## Goal of the exercise
Find each line with the string "chart" and copy it.

>> START

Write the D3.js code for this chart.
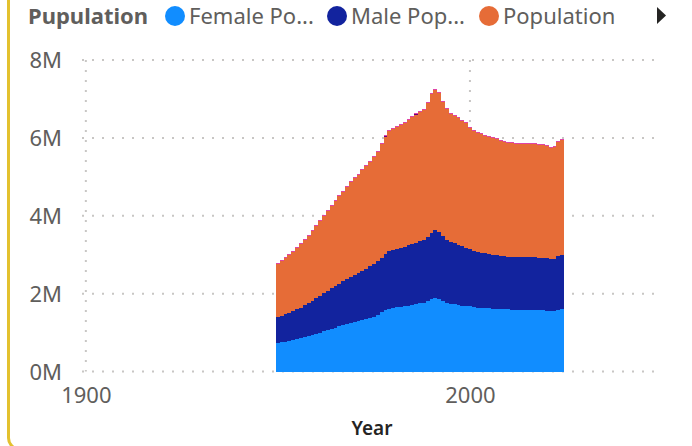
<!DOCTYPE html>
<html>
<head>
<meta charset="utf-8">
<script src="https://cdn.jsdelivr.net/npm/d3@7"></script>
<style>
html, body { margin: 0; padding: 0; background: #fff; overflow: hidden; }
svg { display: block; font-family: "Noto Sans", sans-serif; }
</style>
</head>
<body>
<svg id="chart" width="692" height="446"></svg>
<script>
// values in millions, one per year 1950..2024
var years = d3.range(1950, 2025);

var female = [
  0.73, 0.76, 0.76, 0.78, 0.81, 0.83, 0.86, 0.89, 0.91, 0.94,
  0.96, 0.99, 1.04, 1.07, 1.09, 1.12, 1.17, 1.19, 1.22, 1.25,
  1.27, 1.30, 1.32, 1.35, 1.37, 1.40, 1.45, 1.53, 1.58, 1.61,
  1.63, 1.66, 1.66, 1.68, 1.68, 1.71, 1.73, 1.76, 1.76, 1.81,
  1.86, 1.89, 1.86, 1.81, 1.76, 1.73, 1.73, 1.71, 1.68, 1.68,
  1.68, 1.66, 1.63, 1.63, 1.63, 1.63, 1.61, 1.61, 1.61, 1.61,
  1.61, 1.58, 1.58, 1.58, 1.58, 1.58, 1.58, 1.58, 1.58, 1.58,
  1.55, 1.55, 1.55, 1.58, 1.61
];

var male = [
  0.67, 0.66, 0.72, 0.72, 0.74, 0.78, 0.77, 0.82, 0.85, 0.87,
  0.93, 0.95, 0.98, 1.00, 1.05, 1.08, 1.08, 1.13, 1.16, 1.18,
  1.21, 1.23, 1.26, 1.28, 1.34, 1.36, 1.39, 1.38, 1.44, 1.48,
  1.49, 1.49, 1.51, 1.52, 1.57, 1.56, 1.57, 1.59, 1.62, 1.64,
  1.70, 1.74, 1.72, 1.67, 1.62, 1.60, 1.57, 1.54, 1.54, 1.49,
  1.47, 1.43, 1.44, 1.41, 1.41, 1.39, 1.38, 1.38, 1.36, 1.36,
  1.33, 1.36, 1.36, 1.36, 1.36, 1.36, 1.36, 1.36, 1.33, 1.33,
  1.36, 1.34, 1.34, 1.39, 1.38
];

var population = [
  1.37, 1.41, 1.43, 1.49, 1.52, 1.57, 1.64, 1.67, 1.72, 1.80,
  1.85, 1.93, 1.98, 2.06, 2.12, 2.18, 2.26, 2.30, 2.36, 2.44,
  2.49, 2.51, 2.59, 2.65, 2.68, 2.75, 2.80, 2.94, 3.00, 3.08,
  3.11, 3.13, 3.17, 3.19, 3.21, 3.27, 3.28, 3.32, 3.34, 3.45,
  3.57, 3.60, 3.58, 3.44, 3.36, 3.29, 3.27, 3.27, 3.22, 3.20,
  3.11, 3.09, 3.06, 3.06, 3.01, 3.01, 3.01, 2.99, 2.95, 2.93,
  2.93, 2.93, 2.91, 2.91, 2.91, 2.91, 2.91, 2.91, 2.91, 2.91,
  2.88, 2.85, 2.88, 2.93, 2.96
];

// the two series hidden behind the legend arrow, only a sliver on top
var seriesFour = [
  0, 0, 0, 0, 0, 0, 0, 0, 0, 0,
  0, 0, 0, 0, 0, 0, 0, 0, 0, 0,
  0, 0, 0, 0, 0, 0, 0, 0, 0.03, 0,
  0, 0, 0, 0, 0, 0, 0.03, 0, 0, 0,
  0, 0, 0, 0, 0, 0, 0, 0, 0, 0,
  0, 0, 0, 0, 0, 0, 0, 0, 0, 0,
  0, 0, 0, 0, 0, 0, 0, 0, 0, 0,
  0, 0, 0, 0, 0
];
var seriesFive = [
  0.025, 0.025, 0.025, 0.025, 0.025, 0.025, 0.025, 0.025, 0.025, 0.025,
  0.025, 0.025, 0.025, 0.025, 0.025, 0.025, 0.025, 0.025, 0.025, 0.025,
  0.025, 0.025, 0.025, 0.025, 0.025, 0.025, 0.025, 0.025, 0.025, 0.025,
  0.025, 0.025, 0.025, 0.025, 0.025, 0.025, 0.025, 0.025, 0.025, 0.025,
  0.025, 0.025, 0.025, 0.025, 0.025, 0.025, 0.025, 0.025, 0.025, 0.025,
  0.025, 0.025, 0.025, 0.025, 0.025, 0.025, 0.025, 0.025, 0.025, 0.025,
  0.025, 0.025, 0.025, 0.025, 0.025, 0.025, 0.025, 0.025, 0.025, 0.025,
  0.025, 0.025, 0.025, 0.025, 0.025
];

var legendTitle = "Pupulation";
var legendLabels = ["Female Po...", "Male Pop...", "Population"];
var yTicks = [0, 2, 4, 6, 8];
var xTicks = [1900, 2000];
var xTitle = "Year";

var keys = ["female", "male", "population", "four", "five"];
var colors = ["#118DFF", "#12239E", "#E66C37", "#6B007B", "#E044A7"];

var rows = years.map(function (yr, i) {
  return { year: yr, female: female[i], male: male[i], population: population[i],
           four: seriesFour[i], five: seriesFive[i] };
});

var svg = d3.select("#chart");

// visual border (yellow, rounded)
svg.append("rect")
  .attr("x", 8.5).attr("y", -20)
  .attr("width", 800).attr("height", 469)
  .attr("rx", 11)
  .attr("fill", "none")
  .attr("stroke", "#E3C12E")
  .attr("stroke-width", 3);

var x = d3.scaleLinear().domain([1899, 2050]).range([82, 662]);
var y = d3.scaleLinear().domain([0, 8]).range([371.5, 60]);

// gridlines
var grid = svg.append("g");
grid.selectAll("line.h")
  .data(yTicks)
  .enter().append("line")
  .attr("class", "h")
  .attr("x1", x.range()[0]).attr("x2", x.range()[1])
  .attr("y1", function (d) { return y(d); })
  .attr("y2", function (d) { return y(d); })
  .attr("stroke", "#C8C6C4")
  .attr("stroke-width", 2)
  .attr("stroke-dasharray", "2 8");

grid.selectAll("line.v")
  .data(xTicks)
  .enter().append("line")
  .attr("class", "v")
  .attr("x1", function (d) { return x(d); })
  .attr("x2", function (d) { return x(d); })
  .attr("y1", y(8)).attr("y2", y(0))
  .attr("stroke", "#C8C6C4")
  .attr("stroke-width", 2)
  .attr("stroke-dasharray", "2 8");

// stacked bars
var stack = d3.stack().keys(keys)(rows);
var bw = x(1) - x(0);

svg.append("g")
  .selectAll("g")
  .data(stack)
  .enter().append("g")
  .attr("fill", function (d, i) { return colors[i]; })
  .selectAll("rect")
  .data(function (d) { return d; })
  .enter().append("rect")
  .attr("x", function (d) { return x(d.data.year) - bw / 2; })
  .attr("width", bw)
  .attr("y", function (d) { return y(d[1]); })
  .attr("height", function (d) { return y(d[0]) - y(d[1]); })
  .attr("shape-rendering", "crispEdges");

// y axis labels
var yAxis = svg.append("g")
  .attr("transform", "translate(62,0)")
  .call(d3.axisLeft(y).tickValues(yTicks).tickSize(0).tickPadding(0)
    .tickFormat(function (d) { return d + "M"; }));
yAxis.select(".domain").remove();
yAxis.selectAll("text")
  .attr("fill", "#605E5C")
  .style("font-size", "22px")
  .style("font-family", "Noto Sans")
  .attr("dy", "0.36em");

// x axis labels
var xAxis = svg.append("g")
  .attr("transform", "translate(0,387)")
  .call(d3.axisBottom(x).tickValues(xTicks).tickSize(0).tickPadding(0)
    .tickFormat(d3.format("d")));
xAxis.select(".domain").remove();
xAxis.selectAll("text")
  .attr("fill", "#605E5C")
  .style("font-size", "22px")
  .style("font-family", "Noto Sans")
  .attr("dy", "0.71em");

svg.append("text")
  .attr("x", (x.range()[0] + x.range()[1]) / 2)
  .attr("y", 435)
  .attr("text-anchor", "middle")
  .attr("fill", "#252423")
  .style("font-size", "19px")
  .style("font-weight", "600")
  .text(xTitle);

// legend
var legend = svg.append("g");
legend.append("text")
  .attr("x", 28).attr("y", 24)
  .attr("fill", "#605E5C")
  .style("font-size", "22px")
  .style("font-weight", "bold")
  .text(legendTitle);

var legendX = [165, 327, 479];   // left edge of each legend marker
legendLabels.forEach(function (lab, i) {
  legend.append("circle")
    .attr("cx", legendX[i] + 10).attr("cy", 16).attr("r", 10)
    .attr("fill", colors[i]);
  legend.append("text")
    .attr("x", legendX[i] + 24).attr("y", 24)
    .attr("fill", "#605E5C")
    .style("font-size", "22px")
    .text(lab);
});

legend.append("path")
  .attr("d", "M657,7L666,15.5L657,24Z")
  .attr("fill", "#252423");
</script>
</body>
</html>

>> END

## Output for this exercise
Write the D3.js code for this chart.
<svg id="chart" width="692" height="446"></svg>
var svg = d3.select("#chart");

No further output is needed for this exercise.